THE DATA:
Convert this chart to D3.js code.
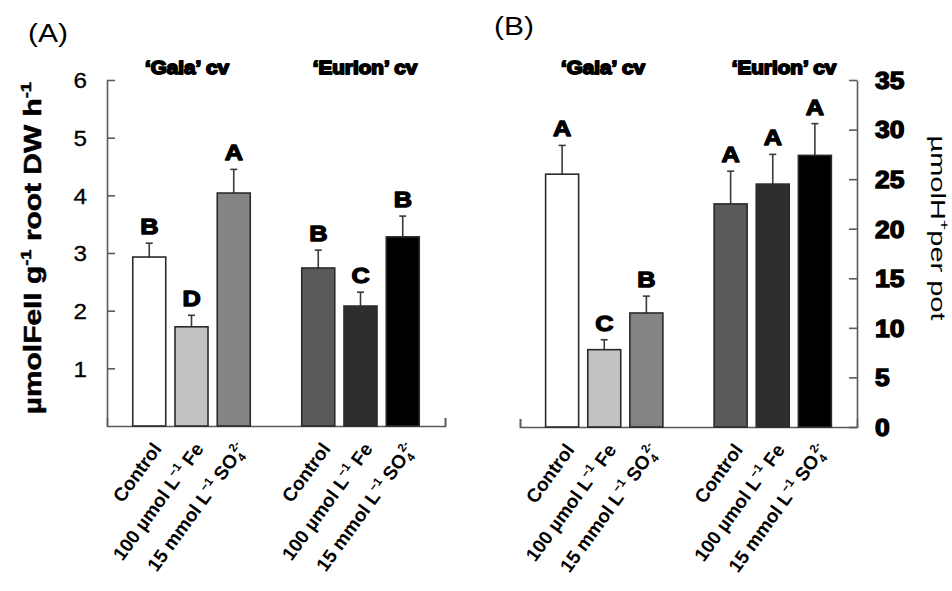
<!DOCTYPE html>
<html><head><meta charset="utf-8">
<script src="https://cdn.jsdelivr.net/npm/d3@7"></script>
<style>body{margin:0;background:#fff} svg{display:block}</style>
</head><body>
<script>
// ---------------- data ----------------
const cultivars = ["‘Gala’ cv", "‘Eurion’ cv"];
const slots = ["start", "g-control", "g-fe", "g-so4", "gap", "e-control", "e-fe", "e-so4", "end"];
const barKeys = ["g-control", "g-fe", "g-so4", "e-control", "e-fe", "e-so4"];
// treatment label pieces: [text, kind]
const treatmentLabels = [
  [["Control", ""]],
  [["100 µmol L", ""], ["−1", "sup"], [" Fe", ""]],
  [["15 mmol L", ""], ["−1", "sup"], [" SO", ""], ["4", "sub"], ["2-", "supstack"]]
];
const barColors = ["#ffffff", "#c2c2c2", "#848484", "#5a5a5a", "#2e2e2e", "#000000"];

// Panel A: µmol FeII g-1 root DW h-1
const feValues = [2.93, 1.72, 4.04, 2.74, 2.08, 3.28];
const feErrors = [0.24, 0.20, 0.41, 0.31, 0.24, 0.36];
const feLetters = ["B", "D", "A", "B", "C", "B"];
const feTicks = [1, 2, 3, 4, 5, 6];

// Panel B: µmol H+ per pot
const hValues = [25.5, 7.8, 11.5, 22.5, 24.5, 27.4];
const hErrors = [2.9, 1.0, 1.7, 3.3, 3.0, 3.2];
const hLetters = ["A", "C", "B", "A", "A", "A"];
const hTicks = [0, 5, 10, 15, 20, 25, 30, 35];

// ---------------- drawing ----------------
const W = 952, H = 591;
const svg = d3.select("body").append("svg").attr("width", W).attr("height", H);
const AX = "#5a5a5a";
const SANS = "'Liberation Sans', Arial, sans-serif";

function txt(parent, x, y, parts, o) {
  o = o || {};
  const t = parent.append("text")
    .attr("transform", `translate(${x},${y}) scale(${o.sx || 1},${o.sy || 1}) rotate(${o.rot || 0})`)
    .attr("font-family", o.family || SANS)
    .attr("font-size", o.size || 16)
    .attr("font-weight", o.weight || "normal")
    .attr("text-anchor", o.anchor || "start")
    .attr("fill", "#000");
  if (o.stroke) t.attr("stroke", "#000").attr("stroke-width", o.stroke).attr("stroke-linejoin", "round");
  if (typeof parts === "string") parts = [[parts, ""]];
  let shift = 0;
  parts.forEach(([s, kind]) => {
    const sp = t.append("tspan").text(s);
    let target = 0, fs = null, dx = null;
    if (kind === "sup") { target = -0.42; fs = "62%"; }
    else if (kind === "sub") { target = 0.25; fs = "62%"; }
    else if (kind === "supstack") { target = -0.42; fs = "62%"; dx = "-0.35em"; }
    const dy = target - shift;
    if (Math.abs(dy) > 1e-6) sp.attr("dy", (dy * (o.size || 16)) + "px");
    if (dx) sp.attr("dx", dx);
    if (fs) sp.attr("font-size", fs);
    shift = target;
  });
  return t;
}

function panel(cfg) {
  const g = svg.append("g");
  const x = d3.scalePoint().domain(slots).range(cfg.xRange);
  const y = d3.scaleLinear().domain(cfg.yDomain).range([cfg.base, cfg.top]);
  const bw = 33;

  // x axis
  const xa = g.append("g").attr("transform", `translate(0,${cfg.base})`)
    .call(d3.axisBottom(x).tickValues([cfg.endTick]).tickSize(-8).tickFormat(""));
  // y axis
  const yAxis = (cfg.side === "left" ? d3.axisLeft(y) : d3.axisRight(y))
    .tickValues(cfg.ticks).tickFormat(d3.format("d"))
    .tickSizeInner(-8).tickSizeOuter(0).tickPadding(cfg.pad);
  const ya = g.append("g").attr("transform", `translate(${cfg.axisX},0)`).call(yAxis);
  [xa, ya].forEach(a => {
    a.selectAll("path,line").attr("stroke", AX).attr("stroke-width", 1.6);
  });
  ya.selectAll("text").attr("font-family", SANS).attr("font-size", cfg.tickSize)
    .attr("font-weight", cfg.tickWeight).attr("fill", "#000")
    .attr("stroke", cfg.tickStroke ? "#000" : null).attr("stroke-width", cfg.tickStroke || null)
    .attr("dy", "0.36em");
  if (cfg.tickSx) {
    ya.selectAll(".tick text").attr("transform", `scale(${cfg.tickSx},1)`)
      .attr("x", function () { return +d3.select(this).attr("x") / cfg.tickSx; });
  }

  // bars
  barKeys.forEach((k, i) => {
    const cx = x(k), v = cfg.values[i], e = cfg.errors[i];
    g.append("line").attr("x1", cx).attr("x2", cx).attr("y1", y(v)).attr("y2", y(v + e))
      .attr("stroke", "#3a3a3a").attr("stroke-width", 1.6);
    g.append("line").attr("x1", cx - 3.5).attr("x2", cx + 3.5).attr("y1", y(v + e)).attr("y2", y(v + e))
      .attr("stroke", "#3a3a3a").attr("stroke-width", 1.6);
    g.append("rect").attr("x", cx - bw / 2).attr("y", y(v)).attr("width", bw).attr("height", y(0) - y(v))
      .attr("fill", barColors[i]).attr("stroke", "#2a2a2a").attr("stroke-width", 1.6);
    txt(g, cx, y(v + e) - 9, cfg.letters[i], { size: 22, weight: "bold", anchor: "middle", stroke: 1.3, sx: 1.15 });
    // treatment label
    txt(g, cx + 13, cfg.base + 23, treatmentLabels[i % 3], { size: 19, weight: "bold", anchor: "end", rot: -54 });
  });

  // cultivar titles
  cfg.cvX.forEach((cx, j) => {
    txt(g, cx, 74, cultivars[j], { size: 18, weight: "bold", anchor: "middle", stroke: 1.7, sx: 1.15, sy: 1.05 });
  });
  txt(g, cfg.labelX, cfg.labelY, cfg.label, { size: 25, anchor: "start", sx: 1.2 });
  return { g, x, y };
}

const A = panel({
  xRange: [107, 445], yDomain: [0, 6], base: 426, top: 80, axisX: 107, side: "left",
  ticks: feTicks, pad: 20, endTick: "end", values: feValues, errors: feErrors, letters: feLetters,
  tickSize: 22, tickWeight: "normal", tickStroke: 0.3, tickSx: 1.1,
  cvX: [187, 365], label: "(A)", labelX: 28, labelY: 42
});
const B = panel({
  xRange: [520, 857], yDomain: [0, 35], base: 427, top: 80, axisX: 857, side: "right",
  ticks: hTicks, pad: 18, endTick: "start", values: hValues, errors: hErrors, letters: hLetters,
  tickSize: 23, tickWeight: "bold", tickStroke: 1.3, tickSx: 1.15,
  cvX: [603, 784], label: "(B)", labelX: 494, labelY: 35
});

// axis titles
txt(svg, 41, 248, [["µmolFeII  g", ""], ["-1", "sup"], [" root DW h", ""], ["-1", "sup"]],
  { size: 23, weight: "bold", anchor: "middle", rot: -90, sy: 1.3, stroke: 0.5 });
txt(svg, 931, 228, [["µmolH", ""], ["+", "sup"], ["per pot", ""]],
  { size: 21, anchor: "middle", rot: 90, sy: 1.38 });
</script>
</body></html>
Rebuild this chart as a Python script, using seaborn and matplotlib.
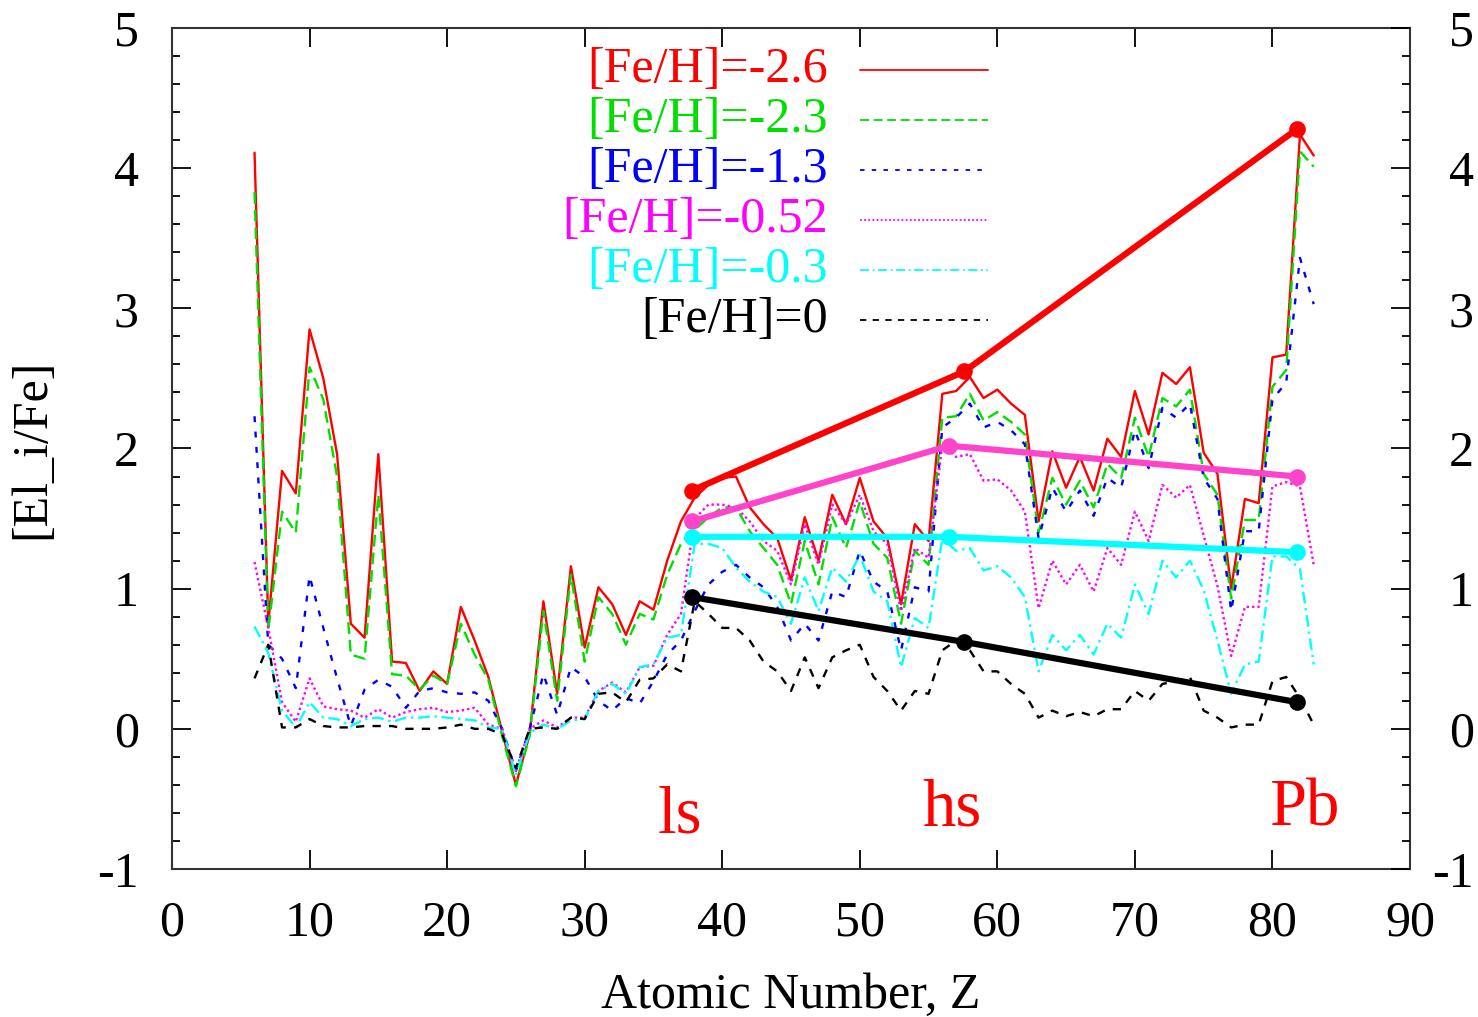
import numpy as np
import pandas as pd
import matplotlib
matplotlib.use("Agg")
import matplotlib.pyplot as plt
from matplotlib.ticker import MultipleLocator
import seaborn as sns

# ---------------- data ----------------
Z = list(range(6, 84))

fe_m26 = [4.11, 0.75, 1.84, 1.68, 2.85, 2.50, 1.96, 0.75, 0.65, 1.96,
          0.48, 0.47, 0.27, 0.41, 0.32, 0.87, 0.63, 0.37, -0.02, -0.40,
          -0.04, 0.91, 0.25, 1.16, 0.58, 1.01, 0.89, 0.67, 0.91, 0.85,
          1.20, 1.48, 1.65, 1.74, 1.79, 1.80, 1.58, 1.46, 1.36, 1.06,
          1.51, 1.20, 1.67, 1.46, 1.79, 1.48, 1.36, 0.89, 1.46, 1.34,
          2.39, 2.41, 2.51, 2.36, 2.42, 2.32, 2.24, 1.48, 1.98, 1.72,
          1.94, 1.70, 2.07, 1.94, 2.41, 2.10, 2.54, 2.46, 2.58, 1.97,
          1.82, 1.00, 1.64, 1.61, 2.65, 2.67, 4.24, 4.09]

fe_m23 = [3.83, 0.70, 1.55, 1.40, 2.58, 2.35, 1.80, 0.53, 0.50, 1.67,
          0.39, 0.38, 0.28, 0.38, 0.32, 0.75, 0.53, 0.35, -0.05, -0.41,
          -0.05, 0.84, 0.20, 1.10, 0.48, 0.94, 0.82, 0.60, 0.82, 0.78,
          1.10, 1.32, 1.42, 1.51, 1.58, 1.58, 1.41, 1.29, 1.17, 0.89,
          1.34, 1.03, 1.51, 1.29, 1.62, 1.32, 1.22, 0.75, 1.27, 1.17,
          2.22, 2.23, 2.39, 2.20, 2.26, 2.19, 2.10, 1.40, 1.79, 1.60,
          1.77, 1.58, 1.89, 1.79, 2.22, 1.94, 2.36, 2.30, 2.42, 1.82,
          1.67, 0.93, 1.49, 1.49, 2.44, 2.56, 4.12, 4.01]

fe_m13 = [2.23, 0.60, 0.50, 0.29, 1.09, 0.72, 0.36, 0.02, 0.28, 0.35,
          0.30, 0.15, 0.27, 0.29, 0.26, 0.25, 0.26, 0.20, 0.00, -0.30,
          0.00, 0.39, 0.10, 0.44, 0.37, 0.20, 0.13, 0.22, 0.18, 0.34,
          0.53, 0.63, 0.84, 1.03, 1.12, 1.17, 1.08, 1.01, 0.87, 0.63,
          0.75, 0.63, 0.98, 0.94, 1.27, 1.05, 0.98, 0.56, 1.01, 0.98,
          2.15, 2.22, 2.32, 2.15, 2.19, 2.13, 2.03, 1.36, 1.72, 1.55,
          1.70, 1.52, 1.79, 1.72, 2.13, 1.86, 2.29, 2.22, 2.32, 1.79,
          1.64, 0.84, 1.41, 1.41, 2.35, 2.47, 3.36, 3.03]

fe_m052 = [1.19, 0.72, 0.19, 0.05, 0.36, 0.16, 0.14, 0.13, 0.08, 0.14,
           0.08, 0.12, 0.14, 0.15, 0.12, 0.13, 0.15, 0.03, 0.00, -0.30,
           0.00, 0.06, 0.01, 0.08, 0.08, 0.27, 0.33, 0.26, 0.44, 0.45,
           0.67, 0.82, 1.50, 1.60, 1.60, 1.58, 1.48, 1.34, 1.27, 1.03,
           1.46, 1.17, 1.60, 1.46, 1.67, 1.41, 1.32, 0.84, 1.29, 1.22,
           2.03, 1.94, 1.96, 1.77, 1.78, 1.70, 1.55, 0.86, 1.20, 1.03,
           1.17, 0.98, 1.29, 1.17, 1.55, 1.34, 1.74, 1.65, 1.74, 1.38,
           1.02, 0.52, 0.87, 0.87, 1.73, 1.76, 1.73, 1.17]

fe_m03 = [0.73, 0.54, 0.13, 0.01, 0.19, 0.08, 0.07, 0.02, 0.07, 0.08,
          0.05, 0.08, 0.08, 0.09, 0.08, 0.07, 0.06, 0.01, 0.00, -0.33,
          -0.03, 0.03, 0.00, 0.06, 0.07, 0.27, 0.32, 0.25, 0.44, 0.46,
          0.65, 0.67, 1.32, 1.32, 1.29, 1.15, 1.05, 0.98, 0.94, 0.75,
          1.08, 0.84, 1.15, 1.05, 1.24, 0.98, 0.91, 0.44, 0.79, 0.72,
          1.36, 1.27, 1.29, 1.13, 1.16, 1.08, 0.94, 0.41, 0.67, 0.56,
          0.67, 0.53, 0.75, 0.65, 1.03, 0.82, 1.20, 1.08, 1.20, 0.99,
          0.63, 0.25, 0.46, 0.48, 1.23, 1.23, 1.14, 0.46]

fe_0 = [0.36, 0.60, 0.01, 0.01, 0.07, 0.02, 0.01, 0.01, 0.02, 0.02,
        0.02, 0.00, 0.00, 0.00, 0.01, 0.03, 0.00, 0.00, -0.04, -0.28,
        0.00, 0.01, 0.00, 0.08, 0.07, 0.25, 0.26, 0.19, 0.35, 0.36,
        0.46, 0.41, 0.91, 0.82, 0.72, 0.72, 0.63, 0.48, 0.41, 0.27,
        0.51, 0.29, 0.51, 0.56, 0.60, 0.37, 0.27, 0.13, 0.27, 0.25,
        0.56, 0.63, 0.56, 0.41, 0.41, 0.32, 0.25, 0.08, 0.13, 0.09,
        0.12, 0.09, 0.14, 0.14, 0.27, 0.20, 0.32, 0.34, 0.37, 0.13,
        0.08, 0.01, 0.03, 0.03, 0.34, 0.37, 0.22, 0.03]

labels = ["[Fe/H]=-2.6", "[Fe/H]=-2.3", "[Fe/H]=-1.3",
          "[Fe/H]=-0.52", "[Fe/H]=-0.3", "[Fe/H]=0"]

# ls / hs / Pb summary points
peak_red_z = [37.8, 57.6, 81.8]
peak_red_v = [1.70, 2.55, 4.28]
peak_pink_z = [37.8, 56.5, 81.8]
peak_pink_v = [1.48, 2.02, 1.80]
peak_cyan_z = [37.8, 56.5, 81.8]
peak_cyan_v = [1.37, 1.37, 1.26]
peak_black_z = [37.8, 57.6, 81.8]
peak_black_v = [0.94, 0.62, 0.19]

peak_names = ["ls", "hs", "Pb"]
peak_name_z = [36.9, 56.7, 82.3]
peak_name_v = [-0.62, -0.57, -0.57]

# ---------------- style ----------------
sns.set_theme(style="ticks")
plt.rcParams['font.family'] = ['Liberation Serif', 'DejaVu Serif']
plt.rcParams['axes.linewidth'] = 1.5
plt.rcParams['axes.unicode_minus'] = False
plt.rcParams['axes.labelcolor'] = 'black'
plt.rcParams['text.color'] = 'black'

fig = plt.figure(figsize=(14.78, 10.17), dpi=100)
ax = fig.add_axes([172/1478, 1 - 869/1017, (1410-172)/1478, (869-28)/1017])

series = [fe_m26, fe_m23, fe_m13, fe_m052, fe_m03, fe_0]
colors = ['#ff0000', '#00e000', '#0000ff', '#ff00ff', '#00ffff', '#000000']
styles = ['-', (0, (5, 2.5)), (0, (2.5, 4)), (0, (1, 1.3)), (0, (5, 2, 1, 2)), (0, (3.5, 3.5))]

for vals, c, ls in zip(series, colors, styles):
    sns.lineplot(x=Z, y=vals, ax=ax, color=c, linestyle=ls, lw=1.7,
                 sort=False, estimator=None, legend=False)

thick = [(peak_red_z, peak_red_v, '#ff0000'),
         (peak_pink_z, peak_pink_v, '#ff44cc'),
         (peak_cyan_z, peak_cyan_v, '#00ffff'),
         (peak_black_z, peak_black_v, '#000000')]
for zz, vv, c in thick:
    sns.lineplot(x=zz, y=vv, ax=ax, color=c, lw=4.5, marker='o',
                 markersize=12, markeredgewidth=0, sort=False,
                 estimator=None, legend=False)

for name, zz, vv in zip(peak_names, peak_name_z, peak_name_v):
    ax.text(zz, vv, name, color='#ff0000', fontsize=48, ha='center', va='center')

# manual legend (text right-aligned, sample to the right)
row_y = [0.950, 0.891, 0.831, 0.772, 0.712, 0.653]
for lab, c, ls, yy in zip(labels, colors, styles, row_y):
    ax.text(0.53, yy, lab, color=c, fontsize=36, ha='right', va='center',
            transform=ax.transAxes)
    ax.plot([0.556, 0.659], [yy, yy], color=c, linestyle=ls, lw=1.3,
            transform=ax.transAxes)

ax.set_xlim(0, 90)
ax.set_ylim(-1, 5)
ax.xaxis.set_major_locator(MultipleLocator(10))
ax.yaxis.set_major_locator(MultipleLocator(1))
ax.yaxis.set_minor_locator(MultipleLocator(0.2))
ax.tick_params(which='both', direction='in', top=True, right=True,
               labelright=False, labelsize=36, colors='black')
ax.tick_params(which='major', length=14, width=1.3)
ax.tick_params(which='minor', length=6, width=1.3)
ax.tick_params(axis='y', pad=24)
ax.tick_params(axis='x', pad=22)
for sp in ax.spines.values():
    sp.set_color('#333333')
    sp.set_visible(True)

# right-hand labels (right aligned, like the reference)
ax2 = ax.twinx()
ax2.set_ylim(-1, 5)
ax2.yaxis.set_major_locator(MultipleLocator(1))
ax2.yaxis.set_minor_locator(MultipleLocator(0.2))
ax2.tick_params(which='both', direction='in', labelsize=36, colors='black', pad=46)
ax2.tick_params(which='major', length=14, width=1.3)
ax2.tick_params(which='minor', length=6, width=1.3)
for t in ax2.get_yticklabels():
    t.set_horizontalalignment('right')
for sp in ax2.spines.values():
    sp.set_visible(False)
ax2.grid(False)

ax.set_xlabel("Atomic Number, Z", fontsize=36, labelpad=19, color='black')
ax.set_ylabel("[El_i/Fe]", fontsize=36, labelpad=30, color='black')

fig.savefig("out.png", dpi=100)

REQUIREMENTS:
Repeat the listing above exactly from its first line to the line containing "const feTicks = [1, 2, 3, 4, 5, 6];", both included, and omit the pictures.

EXERCISE ANSWER:
Convert this chart to D3.js code.
<!DOCTYPE html>
<html><head><meta charset="utf-8">
<script src="https://cdn.jsdelivr.net/npm/d3@7"></script>
<style>body{margin:0;background:#fff} svg{display:block}</style>
</head><body>
<script>
// ---------------- data ----------------
const cultivars = ["‘Gala’ cv", "‘Eurion’ cv"];
const slots = ["start", "g-control", "g-fe", "g-so4", "gap", "e-control", "e-fe", "e-so4", "end"];
const barKeys = ["g-control", "g-fe", "g-so4", "e-control", "e-fe", "e-so4"];
// treatment label pieces: [text, kind]
const treatmentLabels = [
  [["Control", ""]],
  [["100 µmol L", ""], ["−1", "sup"], [" Fe", ""]],
  [["15 mmol L", ""], ["−1", "sup"], [" SO", ""], ["4", "sub"], ["2-", "supstack"]]
];
const barColors = ["#ffffff", "#c2c2c2", "#848484", "#5a5a5a", "#2e2e2e", "#000000"];

// Panel A: µmol FeII g-1 root DW h-1
const feValues = [2.93, 1.72, 4.04, 2.74, 2.08, 3.28];
const feErrors = [0.24, 0.20, 0.41, 0.31, 0.24, 0.36];
const feLetters = ["B", "D", "A", "B", "C", "B"];
const feTicks = [1, 2, 3, 4, 5, 6];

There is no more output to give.